>>>
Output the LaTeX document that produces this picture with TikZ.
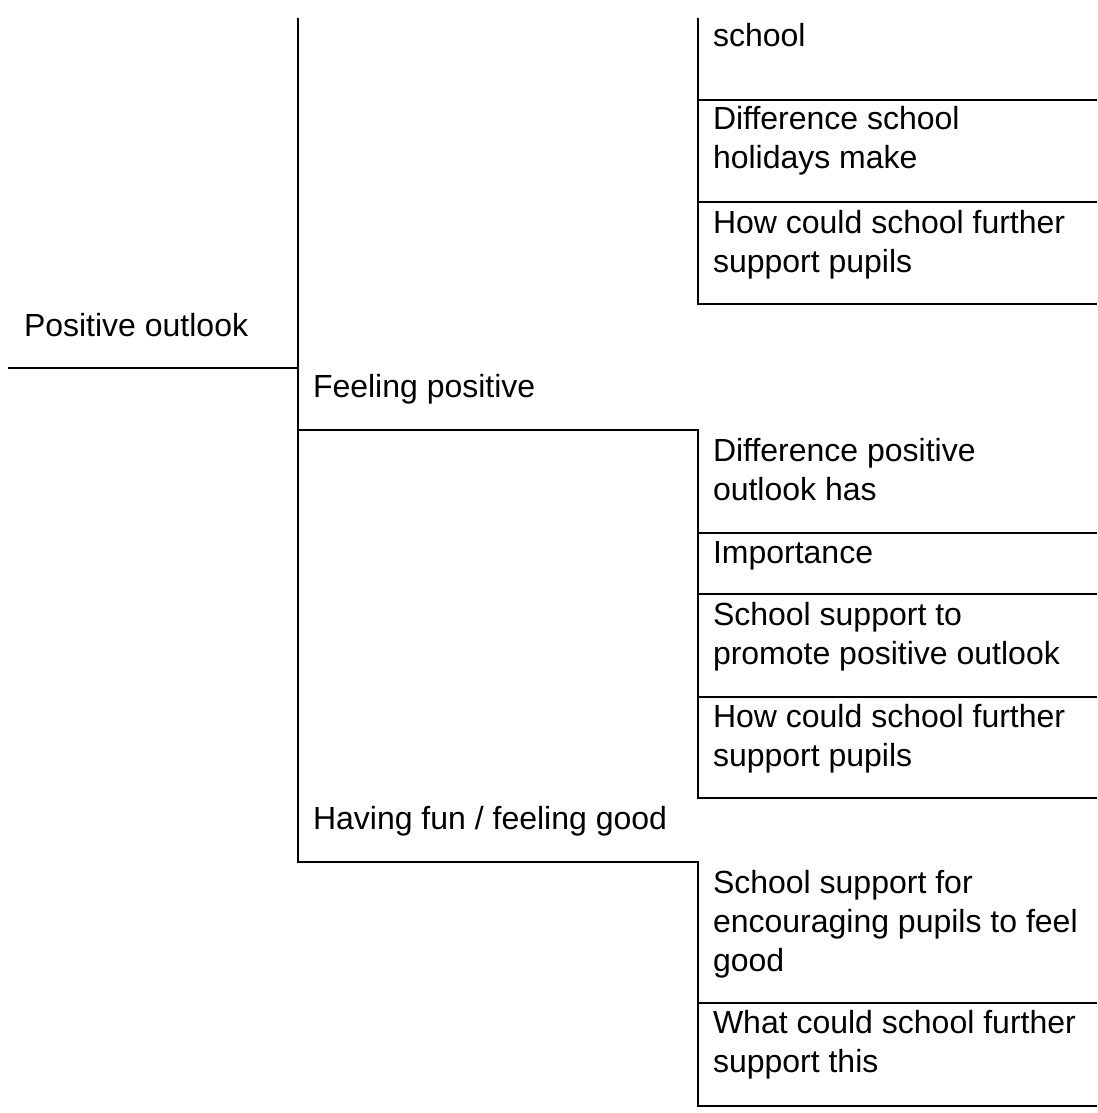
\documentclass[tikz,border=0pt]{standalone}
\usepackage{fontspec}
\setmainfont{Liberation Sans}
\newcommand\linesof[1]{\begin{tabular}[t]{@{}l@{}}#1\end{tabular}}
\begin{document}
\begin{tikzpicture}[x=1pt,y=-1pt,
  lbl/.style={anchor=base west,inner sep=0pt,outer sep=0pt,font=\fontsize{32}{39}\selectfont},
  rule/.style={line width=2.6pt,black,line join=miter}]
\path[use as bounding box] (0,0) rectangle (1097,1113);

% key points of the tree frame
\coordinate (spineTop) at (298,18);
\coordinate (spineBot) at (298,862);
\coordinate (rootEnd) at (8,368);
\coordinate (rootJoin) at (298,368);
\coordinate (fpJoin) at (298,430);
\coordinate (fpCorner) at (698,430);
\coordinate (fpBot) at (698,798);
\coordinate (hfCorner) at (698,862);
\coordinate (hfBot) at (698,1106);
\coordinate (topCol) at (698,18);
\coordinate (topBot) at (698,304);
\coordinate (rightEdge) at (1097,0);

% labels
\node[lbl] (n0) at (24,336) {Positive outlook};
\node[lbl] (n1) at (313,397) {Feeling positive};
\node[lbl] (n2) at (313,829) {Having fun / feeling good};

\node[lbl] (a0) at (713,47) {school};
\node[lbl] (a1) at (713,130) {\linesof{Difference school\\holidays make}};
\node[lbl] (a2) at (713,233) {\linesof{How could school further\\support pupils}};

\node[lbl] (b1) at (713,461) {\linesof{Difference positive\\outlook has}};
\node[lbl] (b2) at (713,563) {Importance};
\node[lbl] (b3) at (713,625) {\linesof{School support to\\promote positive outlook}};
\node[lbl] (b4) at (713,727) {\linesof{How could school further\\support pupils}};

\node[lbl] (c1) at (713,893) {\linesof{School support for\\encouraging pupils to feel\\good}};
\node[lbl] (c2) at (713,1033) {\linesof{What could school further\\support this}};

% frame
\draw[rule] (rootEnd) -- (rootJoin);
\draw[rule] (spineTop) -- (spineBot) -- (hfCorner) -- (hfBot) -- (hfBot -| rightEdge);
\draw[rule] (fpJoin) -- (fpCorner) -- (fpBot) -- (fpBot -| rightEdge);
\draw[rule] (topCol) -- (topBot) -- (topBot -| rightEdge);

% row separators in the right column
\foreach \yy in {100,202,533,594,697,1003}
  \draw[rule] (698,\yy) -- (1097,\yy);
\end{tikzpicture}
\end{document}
<<<
TASK BRIEF: Restate each line from the start of the listing through the line bearing "(topBot -| rightEdge);" word for word. Drop the pictures.

THE ANSWER:
Output the LaTeX document that produces this picture with TikZ.
\documentclass[tikz,border=0pt]{standalone}
\usepackage{fontspec}
\setmainfont{Liberation Sans}
\newcommand\linesof[1]{\begin{tabular}[t]{@{}l@{}}#1\end{tabular}}
\begin{document}
\begin{tikzpicture}[x=1pt,y=-1pt,
  lbl/.style={anchor=base west,inner sep=0pt,outer sep=0pt,font=\fontsize{32}{39}\selectfont},
  rule/.style={line width=2.6pt,black,line join=miter}]
\path[use as bounding box] (0,0) rectangle (1097,1113);

% key points of the tree frame
\coordinate (spineTop) at (298,18);
\coordinate (spineBot) at (298,862);
\coordinate (rootEnd) at (8,368);
\coordinate (rootJoin) at (298,368);
\coordinate (fpJoin) at (298,430);
\coordinate (fpCorner) at (698,430);
\coordinate (fpBot) at (698,798);
\coordinate (hfCorner) at (698,862);
\coordinate (hfBot) at (698,1106);
\coordinate (topCol) at (698,18);
\coordinate (topBot) at (698,304);
\coordinate (rightEdge) at (1097,0);

% labels
\node[lbl] (n0) at (24,336) {Positive outlook};
\node[lbl] (n1) at (313,397) {Feeling positive};
\node[lbl] (n2) at (313,829) {Having fun / feeling good};

\node[lbl] (a0) at (713,47) {school};
\node[lbl] (a1) at (713,130) {\linesof{Difference school\\holidays make}};
\node[lbl] (a2) at (713,233) {\linesof{How could school further\\support pupils}};

\node[lbl] (b1) at (713,461) {\linesof{Difference positive\\outlook has}};
\node[lbl] (b2) at (713,563) {Importance};
\node[lbl] (b3) at (713,625) {\linesof{School support to\\promote positive outlook}};
\node[lbl] (b4) at (713,727) {\linesof{How could school further\\support pupils}};

\node[lbl] (c1) at (713,893) {\linesof{School support for\\encouraging pupils to feel\\good}};
\node[lbl] (c2) at (713,1033) {\linesof{What could school further\\support this}};

% frame
\draw[rule] (rootEnd) -- (rootJoin);
\draw[rule] (spineTop) -- (spineBot) -- (hfCorner) -- (hfBot) -- (hfBot -| rightEdge);
\draw[rule] (fpJoin) -- (fpCorner) -- (fpBot) -- (fpBot -| rightEdge);
\draw[rule] (topCol) -- (topBot) -- (topBot -| rightEdge);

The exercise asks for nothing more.